John Quincy Adams to James Madison, 18 August 1834
Quincy 18. August 1834
Dear Sir
Your favour of the 30th. ulto. with its enclosures would have been received with unmingled pleasure, but for the alloy of its intimations with regard to the state of your health—The partial relief which you have recently enjoyed, I will hope may have been symptomatic of a more general renovation, and reserve for you yet years of comfort and tranquility to witness the continual gigantic growth and unparalleled prosperity of our Country.
Mr George Joy was an acquaintance of my early youth, and a member of a family whose intimacy with mine ascends to another generation, and antedates our Revolution of Independence—In the course of that struggle the family separated into two parts, one of which yet remains in this Country and the other definitively emigrated and settled in the fatherland—Mr George Joy has led the life of a Bachelor residing at least for the last twenty years, and I know not how many more at the two places whence his Letter to Sir George Graham, and his letter to you are dated—that is at Pentonville, and at N. 12 Paper buildings in the Temple—London—busying himself sometimes with trade and sometimes with Politics, and bearing a characer congenial to his residences, about one half Englishman and the other half American.
During the time of our serious controversies with Great Britain, upon the conflicting pretensions of neutral and belligerent rights, Mr Joy was always extremely solicitous for the preservation, and then for the restoration of Peace between the two Countries—He claimed to belong to both, and was one of those few persons who as a native of Massachusetts, born before the Revolution, and having only a transient domicil in England since, might have a reasonable claim to the rights of citizenship or of subjection transferable with his person, at his own option—
At the time of the issuing of the Orders in Council of Novr 1807—the immediate causes of our subsequent embargo and for sometime before and after Mr Joy’s position was such as gave him the means of obtaining information of the contemplated measures of the British Cabinet, before it was their intention to make them known; and I think I have heard him state that he had communicated to you the intention to issue those orders in Council, some time before they were published. I know he was afterwards a copious writer both for the National Intelligencer and of pamphlets published in England—always with good intentions; but not always with good effect, so far as that could consist in producing an useful result or in giving satisfaction to either of the parties at strife.
His Letter to Sir George Graham of the 12th of April last seems to me like a resurrection of dry bones—In the present and probably future state of the civilized world, I can hardly conceive of another War for naval dominion, to which the United States can be neutral—
Still less can I imagine that in any future naval War, the British Government will again deliberately and perseveringly resort to the practice of impressment from our merchant vessels—It would perhaps be a favourable time for negotiating an arrangement of the question with the British Government, but I should more than doubt the expediency of making to them now the concessions for its adjustment, which the Commissioners at Ghent were authorised to propose. Mr Joy says I gave it to him as my opinion that the question would be settled only by "hard knocks"—but I now hope they will not be necessary—There seems a probability that the practice of impressment within the realm of England itself will ere long be abolished, and with the lapse of time the identity of language and tribe between the British and American Seaman will be constantly wearing away—so that there will be no pretext left for mistaking them for one another.
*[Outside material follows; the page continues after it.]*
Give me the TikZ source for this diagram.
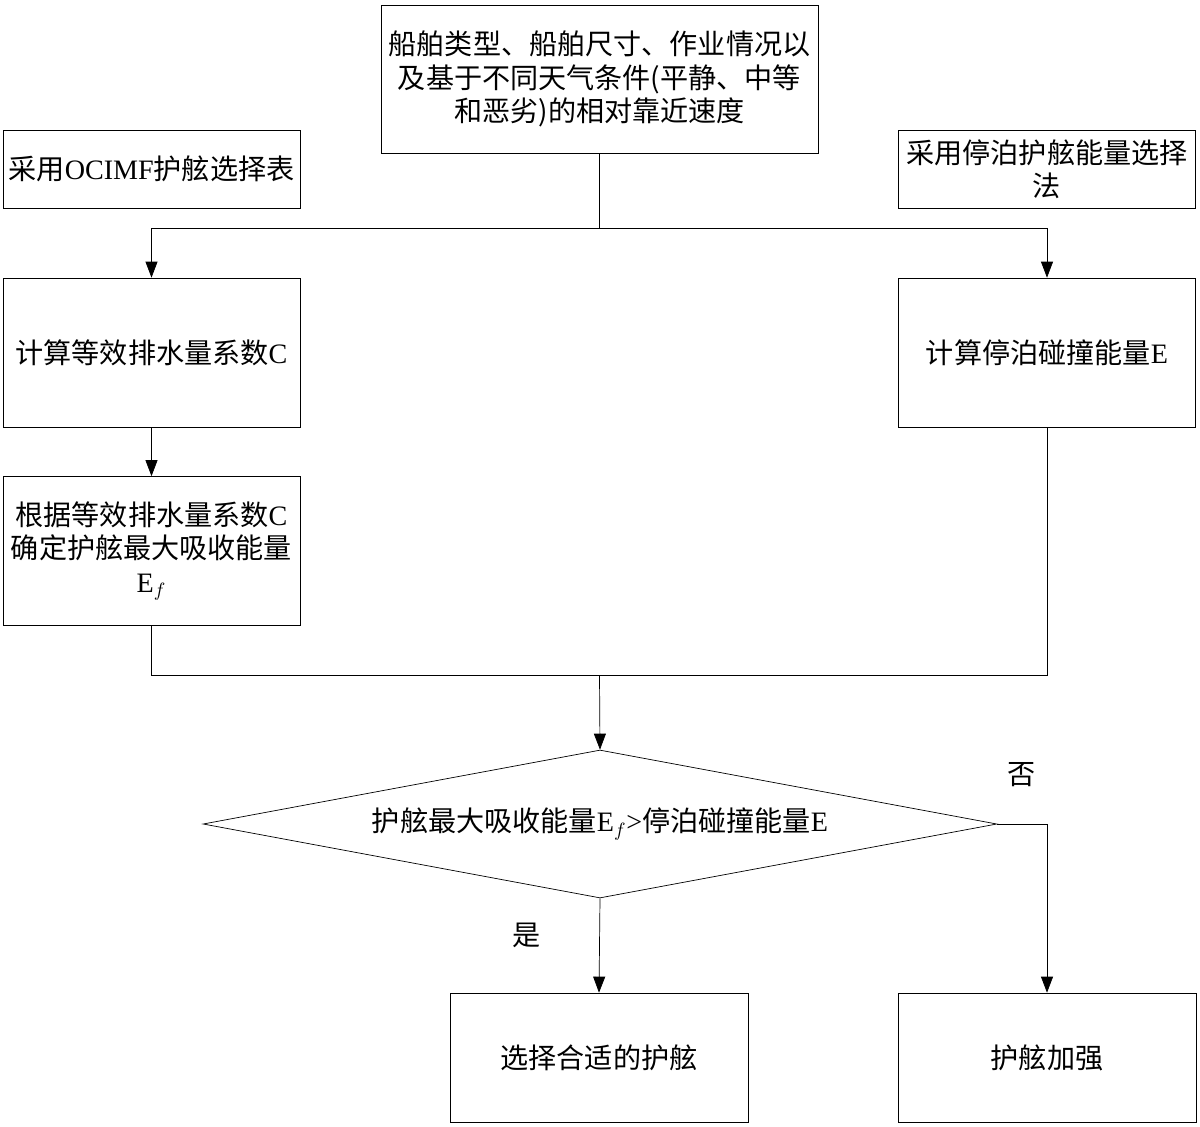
\documentclass[tikz,border=0pt]{standalone}
\usepackage{fontspec}
\setmainfont{Noto Sans CJK SC}
\newfontfamily\lat{Liberation Serif}
\usetikzlibrary{shapes.geometric,arrows.meta}
\begin{document}
\begin{tikzpicture}
[
 x=0.02cm, y=-0.02cm,
 every node/.style={font=\fontsize{16}{19}\selectfont, align=center, inner sep=0.5mm},
 BOX/.style={rectangle, draw=black, thin, minimum width=5.94cm, minimum height=2.98cm},
 SMALLBOX/.style={rectangle, draw=black, thin, minimum width=5.94cm, minimum height=1.56cm},
 DECIDE/.style={diamond, draw=black, thin, aspect=5.36, minimum width=15.88cm, minimum height=2.96cm, inner sep=0},
 LINE/.style={thin},
 ARROW/.style={thin, -{Triangle[length=3.2mm, width=2.4mm]}},
 ]
\useasboundingbox (0,0) rectangle (1200,1126);
%
\node [rectangle, draw=black, thin, minimum width=8.74cm, minimum height=2.96cm] (input) at (599.5,79)
  {船舶类型、船舶尺寸、作业情况以\\及基于不同天气条件({\lat }平静、中等\\和恶劣)的相对靠近速度};
\node [SMALLBOX] (ocimf)  at (151.5,169) {采用{\lat OCIMF}护舷选择表};
\node [SMALLBOX] (energy) at (1047,169)  {采用停泊护舷能量选择\\法};
%
\node [BOX] (calcC) at (151.5,352.5) {计算等效排水量系数{\lat C}};
\node [BOX] (calcE) at (1047,352.5)  {计算停泊碰撞能量{\lat E}};
\node [BOX] (maxEf) at (151.5,551)   {根据等效排水量系数{\lat C}\\确定护舷最大吸收能量\\{\lat E$_f$}};
%
\node [DECIDE] (check) at (600,824) {护舷最大吸收能量{\lat E$_f$>}停泊碰撞能量{\lat E}};
%
\node [rectangle, draw=black, thin, minimum width=5.96cm, minimum height=2.58cm] (select) at (599,1057.5) {选择合适的护舷};
\node [rectangle, draw=black, thin, minimum width=5.96cm, minimum height=2.58cm] (strong) at (1047,1057.5) {护舷加强};
%
\node (no)  at (1022,775) {否};
\node (yes) at (527,935)  {是};
%
\coordinate (split) at (599.5,228);
\coordinate (join)  at (599.5,675);
%
\draw [LINE]  (input.south) -- (split);
\draw [ARROW] (split) -| (calcC.north);
\draw [ARROW] (split) -| (calcE.north);
\draw [ARROW] (calcC.south) -- (maxEf.north);
\draw [LINE]  (maxEf.south) |- (join);
\draw [LINE]  (calcE.south) |- (join);
\draw [ARROW] (join) -- (check.north);
\draw [ARROW] (check.south) -- (select.north);
\draw [ARROW] (check.east) -| (strong.north);
%
\end{tikzpicture}
\end{document}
Mr Joy’s account of the reception of General La Fayette at Hamburg by our Countrymen, after his liberation from the prison at Olmutz is quite interesting—I have a vivid remembrance of that incident, having passed through Hamburg, a very few days after it occurred—I will ask your permission to retain that Letter for a reperusal, and perhaps for reference, should the task assigned to me by the two houses of Congress not prove arduous beyond my strength—I will return it hereafter; but no longer detain the other Letters—And this course I the more readily take as it will afford me another opportunity of renewing to you the undeviating and grateful respect for your character and person, which I shall carry with me to the last hour of my life
John Quincy Adams.
RC (Munson-Williams-Proctor Institute); letterbook copy (MHi: Adams Papers).